Welsh Green Dragon


Protesters blockade Port Talbot Biomass Plant by Chris Halpin

It seems the guys at Climate Camp Cymru have been at work again, this time at the Western Wood Biomass plant in Port Talbot. Three people were arrested after climate change activists used bicycle locks to chain themselves to the gates of the wood burning plant to prevent the hourly 20 tonne wood chip delivery that is required to keep it in operation. Others scaled the chimney revealing a banner saying ‘Clean Energy:Dirty Joke’ in Welsh.

Biomass could be a viable answer to contribute to a more sustainable way of producing energy, but only if the wood for burning is sustainably sourced or recycled from horticultural waste.The plant at Port Talbot is a smaller ‘pilot’ plant which if deemed successful will pave the way for two larger sites to be developed in Wales. One will be a £400 million plant close by which will burn wood that can provide power for up to 500,000 homes, with construction set to start next year. Another proposed is in Holyhead where Anglesey aluminium wants a facility to burn wood for the smelting process.

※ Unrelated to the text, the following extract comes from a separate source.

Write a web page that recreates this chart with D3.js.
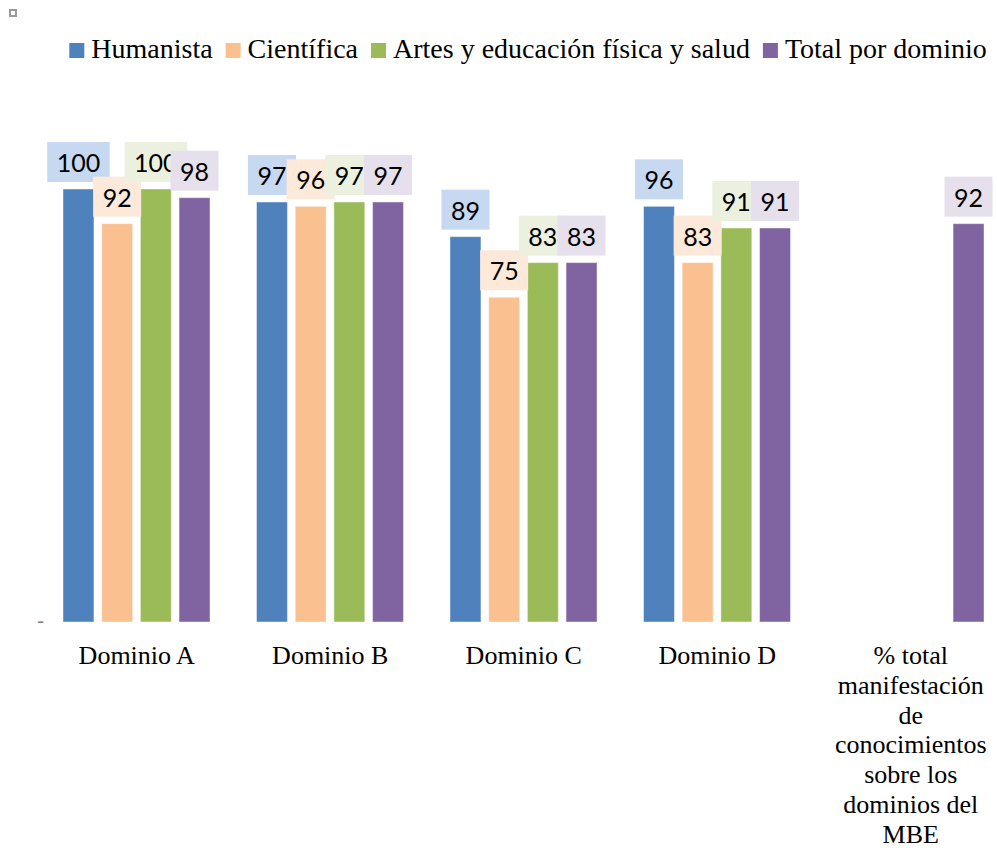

At the moment all wood sourced for the Port Talbot plant comes from sources in the UK, but campaigners believe that with the introduction of larger plants, timber would have to be imported from overseas where it would be harder to guarantee it has come from a sustainable source.

Undercurrents Alternative News produced this package on the latest protest.

One campaigner, Ioan Gwyn, 29 said: “The power companies said the wood will come from sustainable sources but the reality is very different. In 2008 about 9 million hectares of industrial tree plantations have been certified as sustainable despite evidence of their devastating effects on people and the environment [1]. These plantations are in fact green deserts: they consume vast amounts of water and are empty of native wildlife.”

It seems like somewhat of a paradox that biomass energy has been feted as a renewable energy source. As with biofuels, it is only truly renewable if the combustible material is waste from other uses. Smaller scale community based biomass projects harvesting vegetation waste like the BedZED development in South London have even had their problems. Questions must then be raised on the ethics behind scaling up such a process for mass energy production. For the companies involved it will obviously have to be an industrially lucrative venture, but at what expense?

Rob Goodsell, 33 said, “The Port Talbot and Holyhead biomass plants will require an area of dedicated biomass plantations half the size of Wales. A land area this size could feed up to a third of the population of Britain. With the world facing serious food security issues in coming years this is crazy.”

Seemingly the bigger the beast, the bigger the feast.